Para quem tem fibromialgia é importante manter um programa regular de sono e evitar ao máximo possível situações estressantes, pois o sono insatisfatório e o estresse emocional podem agravar os sintomas. Além disso, realizar exercício físico regular também é fundamental. De acordo com os estudos o tipo de exercício mais recomendando é o aeróbico, pois aumentam os níveis de serotonina e endorfina, além de regular o sistema nervoso autônomo, que também pode estar alterado na fibromialgia. A melhora dos sintomas começa a aparecer somente após cerca de 3 meses do início do exercício, então é importante ser persistente e assíduo. Os outros tipos de exercícios que envolvem o alongamento e o fortalecimento muscular, também são importantes para melhorar a capacidade física e tornar o indivíduo apto a realizar um exercício aeróbico. Técnicas que promovam o relaxamento físico e mental também podem ser complementares para o indivíduo que está experimentando um quadro de dor crônica.
9) A senhora gostaria de acrescentar mais alguma informação a respeito da doença e do tratamento fisioterapêutico?
Considero que conhecer bem o indivíduo com fibromialgia é fundamental para o tratamento e controle da síndrome, pois cada indivíduo possui um lado da síndrome que o afeta mais.
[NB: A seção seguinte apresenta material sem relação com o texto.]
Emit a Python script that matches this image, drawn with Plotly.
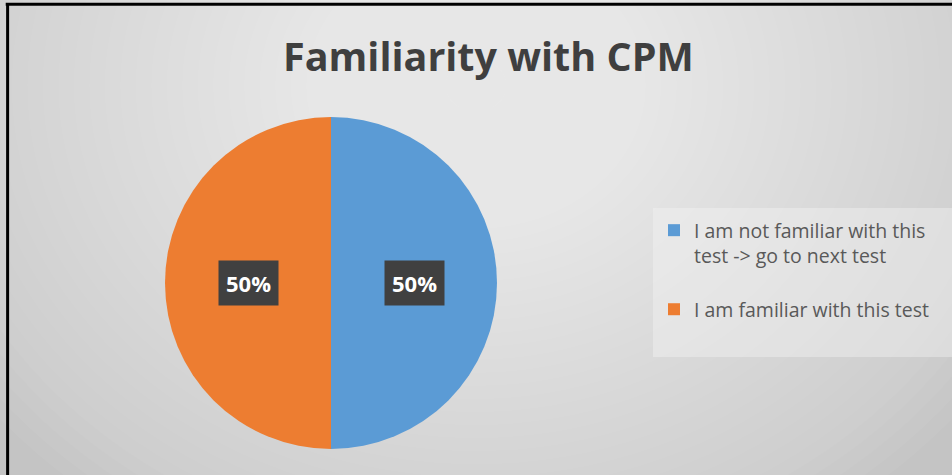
import math
import plotly.graph_objects as go

# data
labels = ["I am not familiar with this<br>test -> go to next test<br> ", "I am familiar with this test"]
values = [50, 50]
colors = ["#5B9BD5", "#ED7D31"]
title_text = "Familiarity with CPM"

W, H = 952, 475
# pie geometry in pixels
cx, cy, r = 331, 283, 166

fig = go.Figure()
fig.add_trace(go.Pie(
    labels=labels, values=values, sort=False, direction="clockwise", rotation=0,
    marker=dict(colors=colors, line=dict(width=0)),
    textinfo="none", hoverinfo="percent",
    domain=dict(x=[(cx - r) / W, (cx + r) / W], y=[1 - (cy + r) / H, 1 - (cy - r) / H]),
))

# fake radial gradient background
shapes = []
n = 40
for i in range(n):
    f = 1 - i / n
    rx, ry = 0.65 * f, 1.1 * f
    shapes.append(dict(type="circle", xref="paper", yref="paper", layer="below",
                       x0=0.5 - rx, x1=0.5 + rx, y0=0.82 - ry, y1=0.82 + ry,
                       fillcolor="rgba(255,255,255,0.04)", line=dict(width=0)))
# legend panel
shapes.append(dict(type="rect", xref="paper", yref="paper", layer="below",
                   x0=653 / W, x1=1, y0=1 - 357 / H, y1=1 - 208 / H,
                   fillcolor="rgba(245,245,245,0.4)", line=dict(width=0)))
# frame (top and left only)
shapes.append(dict(type="line", xref="paper", yref="paper", x0=0.006, x1=1, y0=0.991, y1=0.991,
                   line=dict(color="black", width=3)))
shapes.append(dict(type="line", xref="paper", yref="paper", x0=0.008, x1=0.008, y0=0, y1=0.991,
                   line=dict(color="black", width=3)))

# data labels placed at half radius, mid angle of each slice
annotations = []
total = sum(values)
start = 0
for v in values:
    mid = (start + v / 2) / total * 2 * math.pi
    start += v
    lx = cx + 0.5 * r * math.sin(mid)
    ly = cy - 0.5 * r * math.cos(mid)
    annotations.append(dict(
        x=lx / W, y=1 - ly / H, xref="paper", yref="paper", showarrow=False,
        xanchor="center", yanchor="middle",
        text="<b>%d%%</b>" % round(v / total * 100),
        font=dict(family="Open Sans", size=22, color="white"),
        bgcolor="#404040", borderpad=7,
    ))

fig.update_layout(
    width=W, height=H,
    margin=dict(l=0, r=0, t=0, b=0),
    paper_bgcolor="#c4c4c4", plot_bgcolor="rgba(0,0,0,0)",
    title=dict(text="<b>" + title_text + "</b>", x=0.513, xanchor="center", y=0.88, yanchor="middle",
               font=dict(family="Open Sans", size=39.5, color="#3f3f3f")),
    legend=dict(x=654 / W, y=1 - 211 / H, xanchor="left", yanchor="top", valign="top",
                bgcolor="rgba(0,0,0,0)", borderwidth=0,
                font=dict(family="Open Sans", size=19.5, color="#595959"),
                itemwidth=30),
    shapes=shapes, annotations=annotations,
)

fig.write_html("out.html", config={"displayModeBar": False},
               post_script="document.body.style.margin='0';document.body.style.overflow='hidden';")
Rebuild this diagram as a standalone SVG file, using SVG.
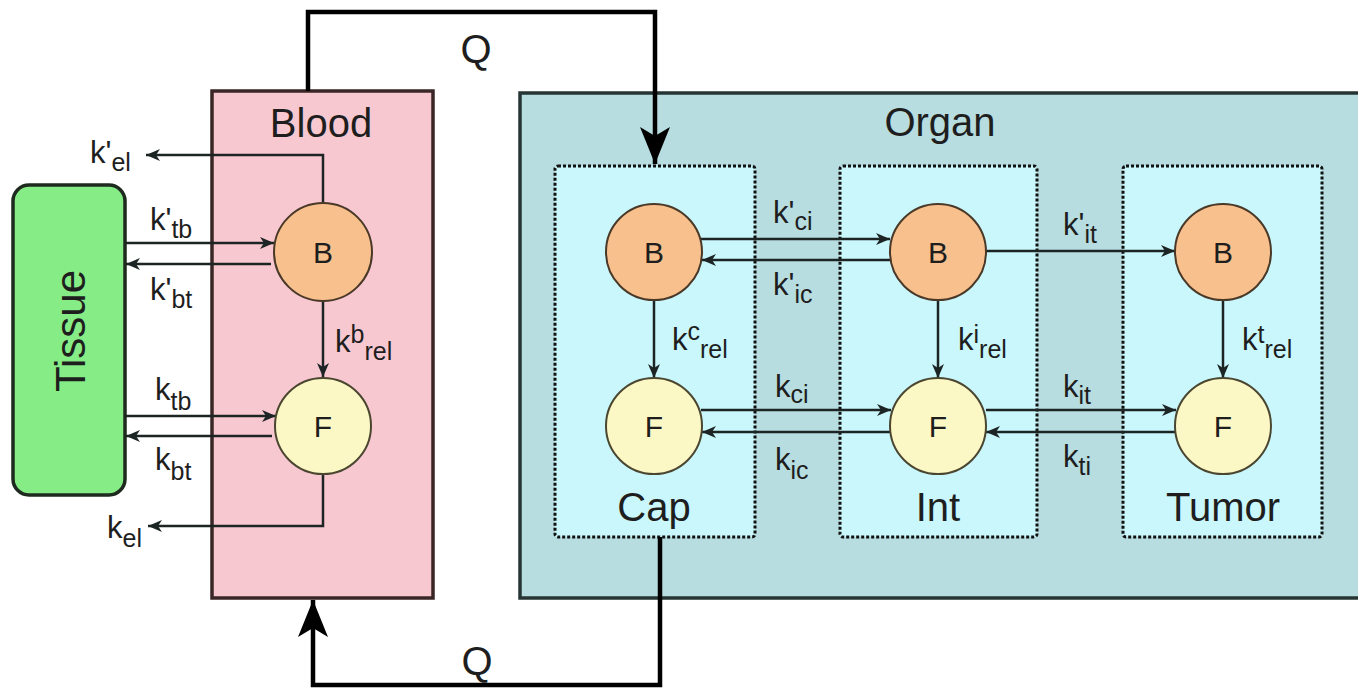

Por exemplo, há fibromiálgicos que possuem um distúrbio do sono importante, outros uma depressão ou outra condição psiquiátrica, outros uma dificuldade de lidar com as emoções e os eventos estressantes, outros que são extremamente sedentários e outros com tudo associado. É fundamental que o portador de fibromialgia busque o auto-conhecimento e a forma mais adequada de lidar com seus fatores gatilhos. Na maioria dos casos, o tratamento multiprofissional é essencial.
Referências:
Marques AP, Santo AS, Berssaneti AA, Matsutani LA, Yuan SL.A prevalência de fibromialgia: atualizac¸ão da revisão de literatura. Rev Bras Reumatol. 2 0 1 7;5 7(4):356–363.
Chinn S, Caldwell W, Gritsenko K. Fibromyalgia Pathogenesis and Treatment Options Update. Curr Pain Headache Rep. 2016 Apr;20(4):25. doi: 10.1007/s11916-016-0556-x.
Heymann RE et al. Consenso brasileiro do tratamento da fibromialgia. Rev Bras Reumatol 2010;50(1):56-66
Minicurrículo
Dra. Samira Tatiyama Miyamoto possui graduação em Fisioterapia pela Universidade Estadual de Londrina (2000), Especialização em Reumatologia para Fisioterapeutas pela Universidade Federal de São Paulo (2001), Mestrado em Reabilitação-Reumatologia pela Universidade Federal de São Paulo (2003) e Doutorado em Ciências da Saúde aplicadas à Reumatologia pela Universidade Federal de São Paulo com período sanduíche na Newcastle University (UK) (2016). Atualmente é professora adjunto do Curso de Fisioterapia da Universidade Federal do Espírito Santo (UFES) (2009 – atual) e Sub-chefe do Departamento de Educação Integrada em Saúde.